If you're building multi-agent systems, this is a useful counterintuitive signal: more communication isn't better. Controlled, structured aggregation usually pays off more.
Key takeaways: - Multi-agent error propagation comes mostly from agents copying each other's intermediate reasoning. - Answering independently first, then aggregating under control, improves both quality and cost. - A 6x token reduction matters for cost-sensitive deployments.
Source: DarkForest: Less Talk, Higher Accuracy for Multi-Agent LLMs
03 Retrieval Your Embedding Model Is More Capable Than You Think
For multimodal retrieval, the mainstream is single-vector models: squash a long token sequence into one global vector. Fast, but fine-grained local information is gone. Multi-vector approaches recover that detail, but usually need dedicated training.
SMART's finding is the interesting part. Standard contrastive learning, while training that pooled vector, also shapes the "retrieval geometry" of the earlier hidden states along the way. The multi-vector ability was inside the single-vector model all along, just never used. SMART runs late-interaction directly over those frozen hidden states at inference time.

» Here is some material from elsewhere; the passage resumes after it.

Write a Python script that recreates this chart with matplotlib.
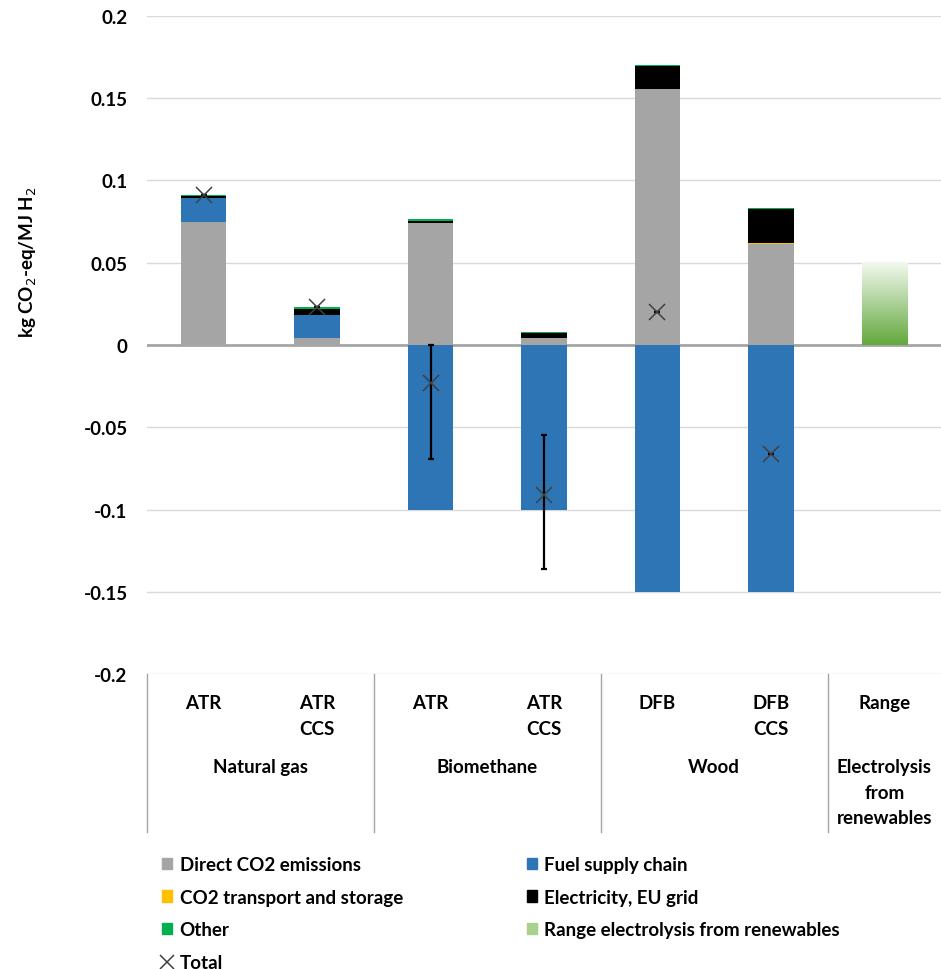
import numpy as np
import matplotlib
matplotlib.use('Agg')
import matplotlib.pyplot as plt
from matplotlib.patches import Patch
from matplotlib.lines import Line2D

plt.rcParams['font.family'] = ['Lato', 'DejaVu Sans']

# pathways, grouped by feedstock
categories = ['ATR', 'ATR\nCCS', 'ATR', 'ATR\nCCS', 'DFB', 'DFB\nCCS', 'Range']
groups = ['Natural gas', 'Biomethane', 'Wood', 'Electrolysis\nfrom\nrenewables']
group_sizes = [2, 2, 2, 1]

# contributions, kg CO2-eq / MJ H2
direct_co2 = [0.075, 0.0045, 0.074, 0.004, 0.1555, 0.0615, 0.0]
fuel_supply = [0.0145, 0.0135, -0.100, -0.100, -0.150, -0.150, 0.0]
co2_transport = [0.0, 0.0005, 0.0, 0.0005, 0.0, 0.0008, 0.0]
electricity = [0.0012, 0.0035, 0.0013, 0.003, 0.0143, 0.0205, 0.0]
other = [0.0005, 0.0008, 0.0015, 0.0007, 0.0005, 0.0005, 0.0]
total = [0.091, 0.023, -0.023, -0.091, 0.020, -0.066, np.nan]

# uncertainty on the biomethane totals
err_low = [0, 0, 0.046, 0.045, 0, 0, 0]
err_high = [0, 0, 0.023, 0.036, 0, 0, 0]

# electrolysis from renewables, drawn as a range
range_low = 0.0
range_high = 0.05

series = [
    ('Direct CO2 emissions', direct_co2, '#A5A5A5'),
    ('Fuel supply chain', fuel_supply, '#2E75B6'),
    ('CO2 transport and storage', co2_transport, '#FFC000'),
    ('Electricity, EU grid', electricity, '#000000'),
    ('Other', other, '#00B050'),
]

fig = plt.figure(figsize=(9.41, 9.70), dpi=100)
ax = fig.add_axes([0.1562, 0.3041, 0.8438, 0.6784])

x = np.arange(len(categories))
width = 0.4
pos_bottom = np.zeros(len(categories))
neg_bottom = np.zeros(len(categories))
for name, vals, col in series:
    vals = np.array(vals)
    bottom = np.where(vals >= 0, pos_bottom, neg_bottom)
    ax.bar(x, vals, width, bottom=bottom, color=col, zorder=3)
    pos_bottom += np.clip(vals, 0, None)
    neg_bottom += np.clip(vals, None, 0)

# gradient bar for the electrolysis range
xr = x[-1]
grad = np.linspace(0, 1, 256).reshape(-1, 1)
cmap = matplotlib.colors.LinearSegmentedColormap.from_list('rng', ['#62A83C', '#F3F9F0'])
ax.imshow(grad, cmap=cmap, origin='lower', aspect='auto', zorder=3,
          extent=[xr - width / 2, xr + width / 2, range_low, range_high])

# totals and error bars
ax.errorbar(x, total, yerr=[err_low, err_high], fmt='none', ecolor='black',
            elinewidth=1.6, capsize=2.5, capthick=1.6, zorder=4)
ax.plot(x, total, linestyle='none', marker='x', markersize=11, mew=1.1,
        color='#404040', zorder=5)

ax.set_xlim(-0.5, len(categories) - 0.5)
ax.set_ylim(-0.2, 0.2)
yt = np.arange(-0.2, 0.2001, 0.05)
ax.set_yticks(yt)
ax.set_yticklabels(['%g' % round(v, 2) if abs(v) > 1e-9 else '0' for v in yt],
                   fontweight='bold', fontsize=13.5)
ax.tick_params(axis='y', length=0, pad=14)
ax.set_xticks([])
for s in ax.spines.values():
    s.set_visible(False)
ax.grid(axis='y', color='#D9D9D9', linewidth=1, zorder=0)
ax.axhline(0, color='#A6A6A6', linewidth=2, zorder=2)

# category table under the axis
xt = ax.get_xaxis_transform()
for i, c in enumerate(categories):
    ax.text(i, -0.031, c, transform=xt, ha='center', va='top', fontsize=13.5,
            fontweight='bold', linespacing=1.6, clip_on=False)
start = 0
seps = [-0.5]
for g, n in zip(groups, group_sizes):
    mid = start + (n - 1) / 2
    ax.text(mid, -0.128, g, transform=xt, ha='center', va='top', fontsize=13.5,
            fontweight='bold', linespacing=1.6, clip_on=False)
    start += n
    seps.append(start - 0.5)
for s in seps[:-1]:
    ax.plot([s, s], [0, -0.24], transform=xt, color='#A6A6A6', linewidth=1,
            clip_on=False)

fig.text(0.030, 0.73, r'kg CO$_2$-eq/MJ H$_2$', rotation=90, ha='center',
         va='center', fontsize=13.5, fontweight='bold')

handles = [
    Patch(color='#A5A5A5', label='Direct CO2 emissions'),
    Patch(color='#FFC000', label='CO2 transport and storage'),
    Patch(color='#00B050', label='Other'),
    Line2D([], [], linestyle='none', marker='x', markersize=10, mew=1.1,
           color='#404040', label='Total'),
    Patch(color='#2E75B6', label='Fuel supply chain'),
    Patch(color='#000000', label='Electricity, EU grid'),
    Patch(color='#A9D18E', label='Range electrolysis from renewables'),
]
fig.legend(handles=handles, ncol=2, loc='upper left',
           bbox_to_anchor=(0.172, 1 - 857 / 970), frameon=False,
           prop={'weight': 'bold', 'size': 13.5}, handlelength=0.55,
           handleheight=0.55, handletextpad=0.4, labelspacing=0.83,
           columnspacing=6.6, borderpad=0, borderaxespad=0)

fig.savefig('out.png', dpi=100)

No retraining, plug and play, and it lifts existing models — even pushing SOTA models higher on MMEB-V2. With a bit of light post-training, a single-vector model can even overtake SOTA multi-vector rivals.
For anyone doing retrieval or RAG, this is a free upgrade tier sitting in the model you already have.
Key takeaways: - Single-vector models carry latent multi-vector ability, shaped incidentally during contrastive training. - SMART is plug-and-play with no retraining, and light post-training pushes it further. - Anyone doing multimodal retrieval or RAG can try it directly.
Source: Your Embedding Model is SMARTer Than You Think
04 Training Models Leave a Trail Before They Start Gaming the Reward
Anyone doing RL training fears reward hacking — the model stops actually solving the task and instead exploits holes in the proxy reward to farm score. This paper looks at it through the geometry of parameter updates. During normal training, updates follow a stable, low-dimensional trajectory. Once gaming begins, the update direction visibly drifts, with far larger movement along the top singular directions than in clean training.
Since the drift is observable, pin it down. The authors propose trusted-direction projection, constraining gradients to a clean reference subspace. On math reasoning experiments, this delays when the model starts taking shortcuts and better preserves real task performance.
If you tune RL pipelines and have been burned by reward hacking, this gives you an observable handle: early warning plus active constraint.
Key takeaways: - Reward hacking leaves an observable drift signal in the direction of parameter updates. - Constraining gradients back into a clean subspace delays the gaming. - A good extra line of defense for RL settings like math reasoning.
Source: Directional Alignment Mitigates Reward Hacking in Reinforcement Learning for Language Models

Also Worth Noting
Today's Observation
A quiet shared theme runs through today: a lot of this work challenges defaults everyone took for granted. Faithfulness metrics turn out to barely beat guessing. Multi-agent "more communication" turns out to hurt. Single-vector models turn out to hide multi-vector ability. Even natural images turn out to belong on a sphere rather than a plane.
The value of this research isn't a higher SOTA number. It's pulling a familiar assumption back out and checking it again. Teams working on evaluation and auditing should watch the BonaFide thread in particular. Once "the tool for measuring trustworthiness is itself untrustworthy" becomes a public conclusion, every downstream safety evaluation that depends on it earns a fresh question mark.